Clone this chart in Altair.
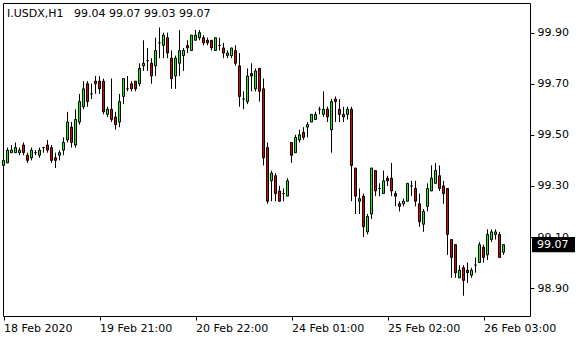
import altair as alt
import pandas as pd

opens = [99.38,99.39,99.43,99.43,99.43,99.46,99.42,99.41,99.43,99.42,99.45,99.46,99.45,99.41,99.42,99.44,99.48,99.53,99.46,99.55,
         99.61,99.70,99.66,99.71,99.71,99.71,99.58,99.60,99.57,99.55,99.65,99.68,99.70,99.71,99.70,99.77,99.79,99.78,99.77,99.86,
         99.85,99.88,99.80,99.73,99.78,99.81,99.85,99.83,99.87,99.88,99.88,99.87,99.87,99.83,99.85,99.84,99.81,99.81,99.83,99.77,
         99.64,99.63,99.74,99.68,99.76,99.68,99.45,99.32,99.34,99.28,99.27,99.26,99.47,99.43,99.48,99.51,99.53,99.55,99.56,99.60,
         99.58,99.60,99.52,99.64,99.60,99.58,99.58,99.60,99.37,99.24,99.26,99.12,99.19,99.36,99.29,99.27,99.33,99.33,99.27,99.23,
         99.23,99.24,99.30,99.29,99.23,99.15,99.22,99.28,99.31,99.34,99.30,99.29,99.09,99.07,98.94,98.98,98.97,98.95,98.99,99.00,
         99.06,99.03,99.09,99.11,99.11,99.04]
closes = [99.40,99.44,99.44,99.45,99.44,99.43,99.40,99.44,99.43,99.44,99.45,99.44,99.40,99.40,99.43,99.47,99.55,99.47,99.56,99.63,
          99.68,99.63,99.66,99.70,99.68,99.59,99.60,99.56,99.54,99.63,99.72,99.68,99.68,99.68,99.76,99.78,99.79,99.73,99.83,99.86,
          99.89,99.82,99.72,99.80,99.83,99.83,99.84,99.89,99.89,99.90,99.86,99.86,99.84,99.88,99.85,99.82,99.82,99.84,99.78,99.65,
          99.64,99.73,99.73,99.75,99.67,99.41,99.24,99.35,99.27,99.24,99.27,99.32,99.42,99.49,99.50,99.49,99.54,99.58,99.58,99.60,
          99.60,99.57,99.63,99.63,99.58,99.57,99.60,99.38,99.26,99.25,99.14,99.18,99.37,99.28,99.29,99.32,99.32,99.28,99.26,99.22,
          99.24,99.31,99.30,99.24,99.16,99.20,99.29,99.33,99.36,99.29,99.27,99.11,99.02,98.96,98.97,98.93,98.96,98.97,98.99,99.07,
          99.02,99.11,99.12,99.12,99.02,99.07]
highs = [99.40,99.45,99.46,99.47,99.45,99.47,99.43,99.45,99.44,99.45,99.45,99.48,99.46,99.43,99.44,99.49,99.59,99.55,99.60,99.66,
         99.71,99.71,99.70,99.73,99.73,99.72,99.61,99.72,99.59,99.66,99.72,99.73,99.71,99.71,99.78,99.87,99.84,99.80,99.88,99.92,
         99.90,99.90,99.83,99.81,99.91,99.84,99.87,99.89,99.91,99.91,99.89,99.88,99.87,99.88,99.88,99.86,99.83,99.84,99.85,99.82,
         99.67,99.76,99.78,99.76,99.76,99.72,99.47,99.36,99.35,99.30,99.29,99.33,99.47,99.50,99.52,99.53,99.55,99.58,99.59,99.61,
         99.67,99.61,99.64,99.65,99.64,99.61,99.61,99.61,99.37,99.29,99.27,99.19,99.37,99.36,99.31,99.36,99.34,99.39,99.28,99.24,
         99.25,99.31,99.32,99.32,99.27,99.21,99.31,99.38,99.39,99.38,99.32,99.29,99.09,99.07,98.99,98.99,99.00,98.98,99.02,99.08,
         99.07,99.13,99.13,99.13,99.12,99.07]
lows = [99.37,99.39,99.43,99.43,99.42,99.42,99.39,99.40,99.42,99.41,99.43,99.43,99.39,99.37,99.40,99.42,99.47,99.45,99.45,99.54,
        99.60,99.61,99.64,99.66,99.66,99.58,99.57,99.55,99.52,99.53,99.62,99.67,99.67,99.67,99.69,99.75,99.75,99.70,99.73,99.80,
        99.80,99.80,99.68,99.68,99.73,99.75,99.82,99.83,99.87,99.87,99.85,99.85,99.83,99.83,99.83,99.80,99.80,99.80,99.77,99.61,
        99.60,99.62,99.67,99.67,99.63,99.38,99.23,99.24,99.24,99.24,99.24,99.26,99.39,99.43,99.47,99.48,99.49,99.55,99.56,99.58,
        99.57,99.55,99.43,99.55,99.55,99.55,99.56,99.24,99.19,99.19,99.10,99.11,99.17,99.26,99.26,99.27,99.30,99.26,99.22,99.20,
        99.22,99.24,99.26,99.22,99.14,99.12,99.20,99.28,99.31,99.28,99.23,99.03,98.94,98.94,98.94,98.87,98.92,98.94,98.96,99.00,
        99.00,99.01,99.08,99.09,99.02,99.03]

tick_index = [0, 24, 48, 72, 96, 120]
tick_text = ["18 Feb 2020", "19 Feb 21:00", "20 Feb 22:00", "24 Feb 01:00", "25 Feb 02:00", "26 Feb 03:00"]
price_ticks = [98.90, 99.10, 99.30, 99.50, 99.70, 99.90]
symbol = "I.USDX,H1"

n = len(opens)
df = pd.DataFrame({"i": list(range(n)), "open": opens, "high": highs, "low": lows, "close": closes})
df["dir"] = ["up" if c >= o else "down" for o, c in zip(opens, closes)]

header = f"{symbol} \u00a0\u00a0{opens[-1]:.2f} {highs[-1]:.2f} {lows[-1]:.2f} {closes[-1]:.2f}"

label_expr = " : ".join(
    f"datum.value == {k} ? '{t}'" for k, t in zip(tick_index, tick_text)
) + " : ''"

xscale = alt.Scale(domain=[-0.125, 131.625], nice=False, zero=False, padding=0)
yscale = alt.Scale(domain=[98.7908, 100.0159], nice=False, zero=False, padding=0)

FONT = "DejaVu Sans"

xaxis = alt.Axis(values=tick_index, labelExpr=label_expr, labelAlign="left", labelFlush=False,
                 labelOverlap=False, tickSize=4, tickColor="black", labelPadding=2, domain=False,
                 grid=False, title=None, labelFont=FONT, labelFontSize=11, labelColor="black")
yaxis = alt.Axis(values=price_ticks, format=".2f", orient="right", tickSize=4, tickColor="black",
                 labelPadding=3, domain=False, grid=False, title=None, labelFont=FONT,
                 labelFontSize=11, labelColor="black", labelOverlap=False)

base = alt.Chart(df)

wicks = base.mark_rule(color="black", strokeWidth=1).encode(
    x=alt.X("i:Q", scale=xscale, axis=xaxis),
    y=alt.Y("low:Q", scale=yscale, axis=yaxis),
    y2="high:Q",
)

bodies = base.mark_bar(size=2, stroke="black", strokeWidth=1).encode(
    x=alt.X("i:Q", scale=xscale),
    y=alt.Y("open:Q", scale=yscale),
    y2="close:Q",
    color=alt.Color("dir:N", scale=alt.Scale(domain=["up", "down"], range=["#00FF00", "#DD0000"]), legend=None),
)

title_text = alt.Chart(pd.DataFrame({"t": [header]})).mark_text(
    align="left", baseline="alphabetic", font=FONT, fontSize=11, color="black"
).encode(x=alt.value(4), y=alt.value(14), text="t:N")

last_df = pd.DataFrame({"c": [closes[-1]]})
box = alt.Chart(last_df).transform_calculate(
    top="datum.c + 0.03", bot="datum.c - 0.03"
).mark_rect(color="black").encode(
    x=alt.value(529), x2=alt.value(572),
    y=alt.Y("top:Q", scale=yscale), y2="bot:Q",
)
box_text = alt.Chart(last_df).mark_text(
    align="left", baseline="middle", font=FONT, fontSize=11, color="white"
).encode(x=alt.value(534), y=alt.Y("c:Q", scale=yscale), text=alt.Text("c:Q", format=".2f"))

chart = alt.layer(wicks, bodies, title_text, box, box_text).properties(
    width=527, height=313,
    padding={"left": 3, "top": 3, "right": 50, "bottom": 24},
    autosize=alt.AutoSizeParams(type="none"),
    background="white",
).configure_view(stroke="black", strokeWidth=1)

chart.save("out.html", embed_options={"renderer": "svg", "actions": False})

- - - -

=== EXERCISE REQUIREMENTS ===
Exactly as they appear, print the lines of the listing above from its first line through the line that contains "import pandas as pd", minus the pictures.

=== ANSWER BELOW ===
Clone this chart in Altair.
import altair as alt
import pandas as pd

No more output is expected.